Make the ICE table for the dissociation reaction of ${\text{FePO}}_{\text{4}}$.

$\begin{array}{ccccc}& {\text{FePO}}_{\text{4}}\left(s\right)& \stackrel{}{\rightleftharpoons }& {\text{Fe}}^{\text{3}+}\left(aq\right)& {\text{PO}}_{\text{4}}\left(aq\right)\\ \text{Initial}\text{(M):}& & & 0& 0\\ \text{Chang}\left(\text{M}\right):& & & s& s\\ \text{Equilibrium}\left(\text{M}\right):& & & s& s\end{array}$

Formula

The solubility product of ${\text{FePO}}_{\text{4}}$ is calculated as,

$\begin{array}{c}{K}_{\text{sp}}=\left[{\text{Fe}}^{\text{3}+}\right]\left[{\text{PO}}_{\text{4}}\right]\\ =\left(s\right)\left(s\right)\end{array}$

Where,

• $K_{\text{sp}}$ is solubility product.
• $\left[{\text{Fe}}^{\text{3+}}\right]$ is concentration of ${\text{Fe}}^{\text{3+}}$.
• $\left[{\text{PO}}_{\text{4}}{}^{\text{3}-}\right]$ is concentration of ${\text{PO}}_{\text{4}}{}^{\text{3}-}$.
• $s$ is the solubility.

Substitute the values of $K_{\text{sp}}$ in the above expression.

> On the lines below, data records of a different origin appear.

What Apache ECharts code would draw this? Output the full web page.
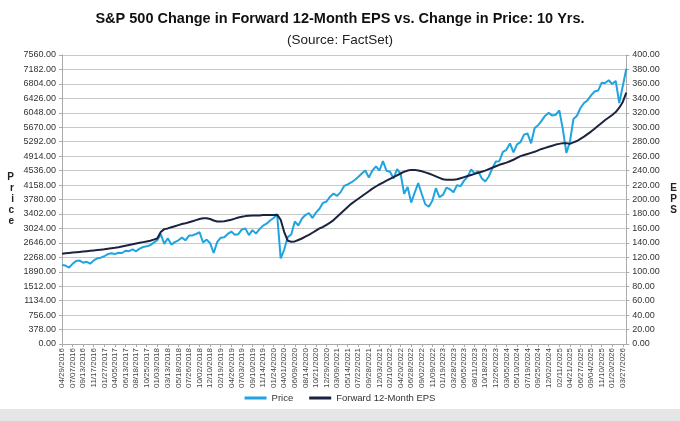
<!DOCTYPE html>
<html>
<head>
<meta charset="utf-8">
<script src="https://cdn.jsdelivr.net/npm/echarts@6/dist/echarts.min.js"></script>
<style>
html,body{margin:0;padding:0;background:#fff;}
#chart{width:680px;height:421px;}
</style>
</head>
<body>
<div id="chart"></div>
<script>
var tickLabels = ['04/29/2016','07/07/2016','09/13/2016','11/17/2016','01/27/2017','04/05/2017','06/13/2017','08/18/2017','10/25/2017','01/03/2018','03/13/2018','05/18/2018','07/26/2018','10/02/2018','12/10/2018','02/19/2019','04/26/2019','07/03/2019','09/10/2019','11/14/2019','01/24/2020','04/01/2020','06/09/2020','08/14/2020','10/21/2020','12/29/2020','03/09/2021','05/14/2021','07/22/2021','09/28/2021','12/03/2021','02/10/2022','04/20/2022','06/28/2022','09/02/2022','11/09/2022','01/19/2023','03/28/2023','06/05/2023','08/11/2023','10/18/2023','12/26/2023','03/05/2024','05/10/2024','07/19/2024','09/25/2024','12/02/2024','02/11/2025','04/21/2025','06/27/2025','09/04/2025','11/10/2025','01/20/2026','03/27/2026'];

var price = [
2065,2052,2000,2097,2173,2182,2127,2150,2100,2187,
2241,2258,2295,2351,2373,2352,2387,2381,2440,2429,
2475,2425,2496,2537,2557,2585,2651,2713,2873,2620,
2765,2600,2666,2712,2782,2713,2837,2840,2877,2923,
2656,2730,2637,2380,2664,2780,2792,2880,2940,2860,
2873,2996,3019,2848,2979,2887,3004,3097,3146,3231,
3295,3386,2240,2470,2797,2864,3207,3100,3276,3373,
3427,3298,3435,3537,3692,3727,3853,3934,3875,3973,
4135,4173,4226,4291,4367,4460,4537,4353,4537,4646,
4538,4786,4533,4504,4329,4575,4459,3930,4108,3700,
3960,4207,3924,3655,3590,3748,4076,3845,3899,4090,
4048,3971,4155,4130,4273,4378,4565,4464,4515,4337,
4250,4382,4595,4775,4780,5027,5079,5248,5011,5223,
5283,5478,5505,5250,5648,5722,5842,5973,6047,5975,
5997,6110,5620,5000,5280,5886,5970,6173,6305,6374,
6502,6604,6630,6832,6829,6900,6800,6880,6300,6750,
7200];

var eps = [
125,125.5,126,126.5,127,127.5,128,128.5,129,129.5,
130,130.5,131,131.8,132.5,133.2,134,135,136,137,
138,139,140,141,142,143,144.5,146,155,159,
160,161.5,163,164.5,166,167,168.5,170,171.5,173,
174,174,173,171,169.5,169.5,170,171,172,173.5,
175,176,177,177.5,178,178,178,178.5,178.5,178.5,
178.5,179,172,155,143,141.5,142,144,146,148.5,
151,154,157,160,162,165,168,171.5,176,180.5,
185,189.5,194,197.5,201,204.5,208,211.5,215,218,
221,223.5,226,228.5,231,233.5,236,238.5,240,241,
241,240,239,237.5,236,234,232,230,228,227.5,
227.5,227.5,228,229.5,231,232.5,234,235.5,237,238.5,
240,242,244,246,248,249.5,251,253,255,257.5,
260,261.5,263,264.5,266,268,270,271.5,273,274.5,
276,277,278,278,277,279,281,284,287,290.5,
294,298,302,306,310,313.5,317,321,327,335,
348];

var categories = [];
for (var i = 0; i < price.length; i++) {
  categories.push(i % 3 === 0 && tickLabels[i / 3] ? tickLabels[i / 3] : '');
}

var chart = echarts.init(document.getElementById('chart'));
var font = 'Liberation Sans, Arial, sans-serif';
chart.setOption({
  animation: false,
  backgroundColor: '#ffffff',
  textStyle: { fontFamily: font },
  title: [
    { text: 'S&P 500 Change in Forward 12-Month EPS vs. Change in Price: 10 Yrs.', left: 'center', top: 6,
      textStyle: { fontSize: 14.5, fontWeight: 'bold', color: '#111', fontFamily: font } },
    { text: '(Source: FactSet)', left: 'center', top: 28,
      textStyle: { fontSize: 13.5, fontWeight: 'normal', color: '#222', fontFamily: font } }
  ],
  legend: {
    bottom: 13, left: 'center', icon: 'rect', itemWidth: 22, itemHeight: 3, itemGap: 16,
    textStyle: { fontSize: 9.5, color: '#333', fontFamily: font },
    data: ['Price', 'Forward 12-Month EPS']
  },
  grid: { left: 62, right: 50, top: 55, bottom: 77, containLabel: false },
  xAxis: {
    type: 'category', data: categories, boundaryGap: false,
    axisLine: { lineStyle: { color: '#aaaaaa' } },
    axisTick: { show: true, interval: 2, length: 3, lineStyle: { color: '#aaaaaa' } },
    axisLabel: { interval: 2, rotate: 90, fontSize: 8, color: '#444', margin: 4, fontFamily: font }
  },
  yAxis: [
    { type: 'value', min: 0, max: 7560, interval: 378, position: 'left',
      name: 'P\nr\ni\nc\ne', nameLocation: 'middle', nameRotate: 0, nameGap: 48,
      nameTextStyle: { fontSize: 10, fontWeight: 'bold', color: '#222', lineHeight: 11, fontFamily: font },
      axisLine: { show: true, lineStyle: { color: '#aaaaaa' } },
      axisTick: { show: true, length: 3, lineStyle: { color: '#aaaaaa' } },
      axisLabel: { fontSize: 9, color: '#333', margin: 6, formatter: function (v) { return v.toFixed(2); }, fontFamily: font },
      splitLine: { show: true, lineStyle: { color: '#c8c8c8', width: 1 } }
    },
    { type: 'value', min: 0, max: 400, interval: 20, position: 'right',
      name: 'E\nP\nS', nameLocation: 'middle', nameRotate: 0, nameGap: 44,
      nameTextStyle: { fontSize: 10, fontWeight: 'bold', color: '#222', lineHeight: 11, fontFamily: font },
      axisLine: { show: true, lineStyle: { color: '#aaaaaa' } },
      axisTick: { show: true, length: 3, lineStyle: { color: '#aaaaaa' } },
      axisLabel: { fontSize: 9, color: '#333', margin: 6, formatter: function (v) { return v.toFixed(2); }, fontFamily: font },
      splitLine: { show: false }
    }
  ],
  series: [
    { name: 'Price', type: 'line', yAxisIndex: 0, data: price, symbol: 'none', showSymbol: false,
      lineStyle: { color: '#1fa4e0', width: 2 }, itemStyle: { color: '#1fa4e0' }, z: 2 },
    { name: 'Forward 12-Month EPS', type: 'line', yAxisIndex: 1, data: eps, symbol: 'none', showSymbol: false,
      lineStyle: { color: '#1c2340', width: 2 }, itemStyle: { color: '#1c2340' }, z: 3 }
  ],
  graphic: [
    { type: 'rect', left: 0, top: 409, shape: { width: 680, height: 12 }, style: { fill: '#e6e6e6' }, silent: true }
  ]
});
</script>
</body>
</html>
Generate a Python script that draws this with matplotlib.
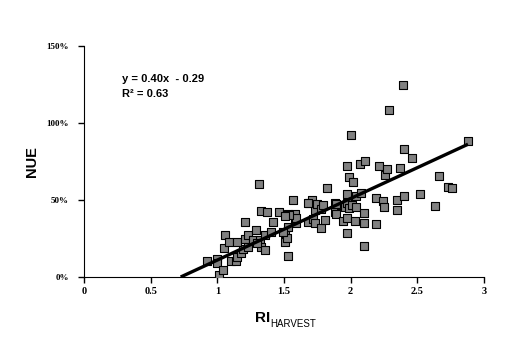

$\begin{array}{c}{K}_{\text{sp}}=\left(s\right)\left(s\right)\\ \text{1}\text{.0}\times {\text{10}}^{-\text{22}}=s^{\text{2}}\\ s=\underset{\_}{1.0\times {10}^{-11}mol/L}\end{array}$

The ${\text{FePO}}_{\text{4}}$ has the smallest molar solubility in comparison of ${\text{Ca}}_{\text{3}}{\left({\text{PO}}_{\text{4}}\right)}_{\text{2}}$.

The molar solubility of ${\text{Ca}}_{\text{3}}{\left({\text{PO}}_{\text{4}}\right)}_{\text{2}}$ is $\text{1}\text{.6}\times {\text{10}}^{-\text{7}}\text{mol/L}$ whereas the molar solubility of ${\text{FePO}}_{\text{4}}$ is $\text{1}\text{.0}\times {\text{10}}^{-\text{11}}\text{mol/L}$. Hence, ${\text{FePO}}_{\text{4}}$ has the smallest molar solubility in comparison of ${\text{Ca}}_{\text{3}}{\left({\text{PO}}_{\text{4}}\right)}_{\text{2}}$.